Images are not part of the copy; write out the rest of the data exactly as given.

>> start Data provided

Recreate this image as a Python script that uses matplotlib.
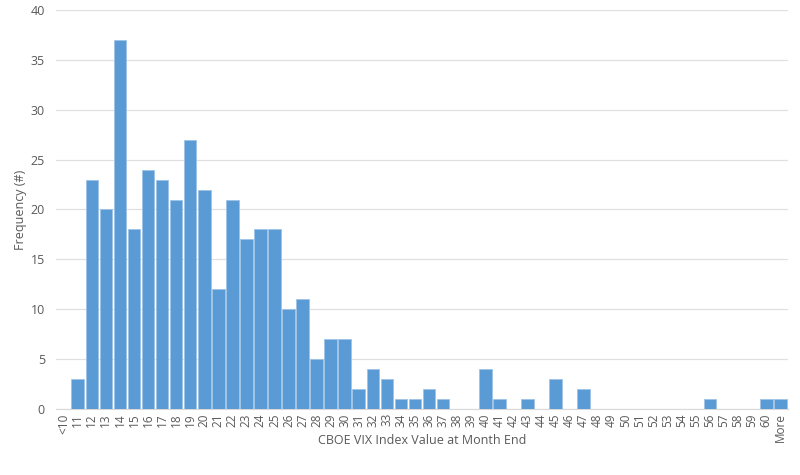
import matplotlib
matplotlib.use('Agg')
import matplotlib.pyplot as plt

# Catégories et fréquences
categories = ['<10'] + [str(v) for v in range(11, 61)] + ['More']
frequencies = [0, 3, 23, 20, 37, 18, 24, 23, 21, 27,
               22, 12, 21, 17, 18, 18, 10, 11, 5, 7,
               7, 2, 4, 3, 1, 1, 2, 1, 0, 0,
               4, 1, 0, 1, 0, 3, 0, 2, 0, 0,
               0, 0, 0, 0, 0, 0, 1, 0, 0, 0,
               1, 1]
y_ticks = [0, 5, 10, 15, 20, 25, 30, 35, 40]

plt.rcParams['font.family'] = ['Open Sans', 'DejaVu Sans']
text_color = '#595959'

fig = plt.figure(figsize=(8, 4.75), dpi=100)
ax = fig.add_axes([0.07, 0.139, 0.915, 0.84])

x = list(range(len(categories)))
ax.bar(x, frequencies, width=0.9, color='#5B9BD5', edgecolor='#9DC3E6', linewidth=0.6, zorder=3)

ax.set_xlim(-0.55, len(categories) - 0.45)
ax.set_ylim(0, 40)
ax.set_yticks(y_ticks)
ax.set_xticks(x)
ax.set_xticklabels(categories, rotation=90, fontsize=8.5, color=text_color)
ax.tick_params(axis='y', labelsize=9, colors=text_color, length=0, pad=8)
ax.tick_params(axis='x', length=0, pad=3)

ax.grid(axis='y', color='#E0E0E0', linewidth=0.9, zorder=0)
for side in ['top', 'right', 'left']:
    ax.spines[side].set_visible(False)
ax.spines['bottom'].set_color('#D9D9D9')

# Titres des axes placés à la main, comme dans Excel
ax.set_xlabel('CBOE VIX Index Value at Month End', fontsize=9, color=text_color, va='center')
ax.xaxis.set_label_coords(0.5, -0.078)
ax.set_ylabel('Frequency (#)', fontsize=9, color=text_color, va='center')
ax.yaxis.set_label_coords(-0.049, 0.5)

fig.savefig('out.png', dpi=100)
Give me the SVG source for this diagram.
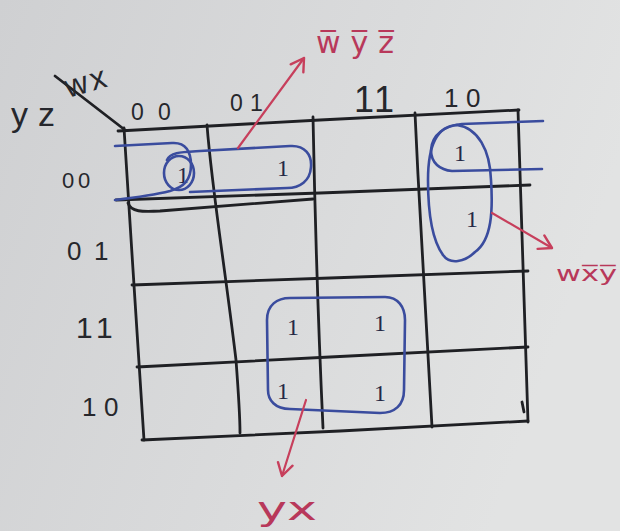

>> end Data provided

Full response>
Recreate this image as a Python script that uses matplotlib.
import matplotlib
matplotlib.use('Agg')
import matplotlib.pyplot as plt

# Catégories et fréquences
categories = ['<10'] + [str(v) for v in range(11, 61)] + ['More']
frequencies = [0, 3, 23, 20, 37, 18, 24, 23, 21, 27,
               22, 12, 21, 17, 18, 18, 10, 11, 5, 7,
               7, 2, 4, 3, 1, 1, 2, 1, 0, 0,
               4, 1, 0, 1, 0, 3, 0, 2, 0, 0,
               0, 0, 0, 0, 0, 0, 1, 0, 0, 0,
               1, 1]
y_ticks = [0, 5, 10, 15, 20, 25, 30, 35, 40]

plt.rcParams['font.family'] = ['Open Sans', 'DejaVu Sans']
text_color = '#595959'

fig = plt.figure(figsize=(8, 4.75), dpi=100)
ax = fig.add_axes([0.07, 0.139, 0.915, 0.84])

x = list(range(len(categories)))
ax.bar(x, frequencies, width=0.9, color='#5B9BD5', edgecolor='#9DC3E6', linewidth=0.6, zorder=3)

ax.set_xlim(-0.55, len(categories) - 0.45)
ax.set_ylim(0, 40)
ax.set_yticks(y_ticks)
ax.set_xticks(x)
ax.set_xticklabels(categories, rotation=90, fontsize=8.5, color=text_color)
ax.tick_params(axis='y', labelsize=9, colors=text_color, length=0, pad=8)
ax.tick_params(axis='x', length=0, pad=3)

ax.grid(axis='y', color='#E0E0E0', linewidth=0.9, zorder=0)
for side in ['top', 'right', 'left']:
    ax.spines[side].set_visible(False)
ax.spines['bottom'].set_color('#D9D9D9')

# Titres des axes placés à la main, comme dans Excel
ax.set_xlabel('CBOE VIX Index Value at Month End', fontsize=9, color=text_color, va='center')
ax.xaxis.set_label_coords(0.5, -0.078)
ax.set_ylabel('Frequency (#)', fontsize=9, color=text_color, va='center')
ax.yaxis.set_label_coords(-0.049, 0.5)

fig.savefig('out.png', dpi=100)
Give me the SVG source for this diagram.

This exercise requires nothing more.